For the sake of smoother writing, this article does not use an honorific such as “Professor Yin Wang”. I will simply refer to him by name: “Yin Wang”.
About two months ago, I enrolled in Yin Wang’s Computer Science Video Course (the foundation course). I graduated after about one month of study, with roughly 120 hours of total learning time. That figure of “120 hours” is a serious estimate that includes both watching the videos and doing the exercises. Because the pace of the video course is self-directed and graduation speed varies from person to person, describing it as “one month” is not very intuitive. Hours are easier to understand. 120 hours means that if you study 2 hours a day, it would take 60 days.
Yin Wang does not know me, but I have known of him for a long time. I was not his student in the past, but he had already been my teacher long before that. I have followed his blog for many years and benefited greatly from his articles. This time, after studying his course systematically, it felt like opening the door to a new world. That is not an exaggeration. I can responsibly say, from the standpoint of someone who actually completed the course, that Yin Wang is not bluffing. His course really is as good as he says it is. You may disagree with his views, or dislike his attitude toward life, but it is impossible to doubt his level of research in computer science, especially in programming languages. And there is absolutely no need to worry that someone as serious with himself and with the world as Yin Wang would try to fool people with a course that has no real substance.
Now that I have had half a month after graduation to let things settle, I want to share something about the question, “What can you actually learn from the course?” I did not write a summary on the day I graduated because I was worried I might be too restless to summarize it properly, or that I might mix in too much of my personal experience. In truth, even half a month is still not enough. I have not had much time to review, and the course is still far from producing all the results it should eventually produce. But writing a summary now does not prevent me from gaining deeper insight into the course later. Yin Wang once wrote an article called “Einstein on Education”, in which he mentioned Einstein’s idea that “the knowledge imparted should be received as a precious gift.” After finishing the course, I happened to come across that article again, and this time I suddenly understood that sentence in a concrete way.
Because the course content is confidential, I will not reveal the specific material taught in it. I will only explain things based on the publicly available enrollment description. For a beginner in computer science, the most direct knowledge you can gain from the course includes fundamental programming concepts such as functions, linked lists, and binary trees. The content covers the entire span of a typical undergraduate curriculum. The part about interpreters in Lesson 6 is the “final achievement” of the course, roughly corresponding to the level of upper-year undergraduates or early master’s students at some top universities in the United States. Then why does Yin Wang describe it in the enrollment material as “content that you might only encounter at the doctoral stage in university”? Because universities in China do not have programming languages as a dedicated discipline. Undergraduate courses do not teach interpreters, and even at the graduate level, lambda calculus is usually just an elective. So it is entirely normal for people to encounter interpreter implementation only in the early PhD stage. Yin Wang’s description really is not exaggerated.

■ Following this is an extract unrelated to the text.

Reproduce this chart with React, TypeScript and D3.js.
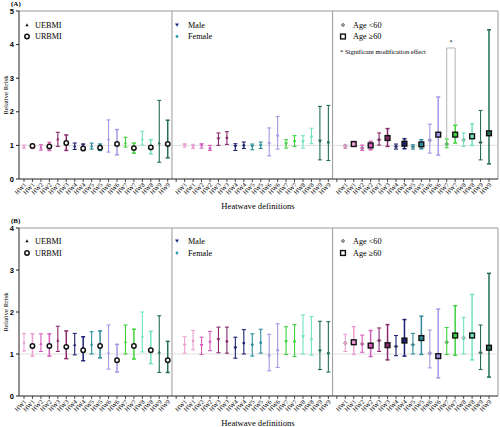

Material like interpreters is already rare in the Chinese educational system, and high-quality, concise tutorials are even rarer. For example, once you finish Yin Wang’s course and then search on Bilibili for tutorials about interpreters, you immediately understand how poor those public tutorials are. You can instantly see what essential pieces they are missing, what problems they have, how they could be improved, and how to write a more reliable implementation with the simplest possible code. Why are interpreters important? Consider Ethereum’s virtual machine, the EVM. It is an interpreter too, except that it does not interpret a programming language; it interprets Ethereum opcodes, where each opcode corresponds to an action on a stack structure. So after learning interpreters, you end up understanding the EVM very differently.
For students who already have a background in computer science, what the course provides is not just surface-level knowledge. For example, the course uses only a very small set of programming constructs to express everything from Lesson 1 through Lesson 6. If Yin Wang did not have an extremely deep understanding of computer science theory, it would be impossible for him to explain things at that level of simplicity and depth. From the learner’s side, one thing to think about is why the course content can be so refined: what is the organizing logic behind it, and what kind of foundation is required to support that level of abstraction? Another point is that the content is self-contained enough that a learner could realistically reconstruct the whole course on their own. It becomes like a finely crafted object in your hand, something you can take out and revisit at any time.
Recently, when Yin Wang commented on AI programming on Weibo, he said that AI cannot write code at “Yin Wang level”. What is “Yin Wang level” code? Once you have taken the course, you know. While doing the exercises, the issue teaching assistants reminded me of most often was that my “code was too complex”. Sometimes the problem was complexity in style, and sometimes it was computational complexity. But every time I rewrote the code until it met the course standard, I could not help feeling amazed that code could actually be that elegant. I already had many years of programming experience, so it was not hard for me to get the exercises to produce the right output. What was hard was making the code beautiful enough. If the code I had written for companies in the past had been at that level of quality, those companies would really have been getting a bargain.
And that is still not all. Some people may read the enrollment description and wonder whether a single elective course can really teach someone a new programming language. My reminder is simple: do not forget who is teaching you. This is a genuine expert in programming languages.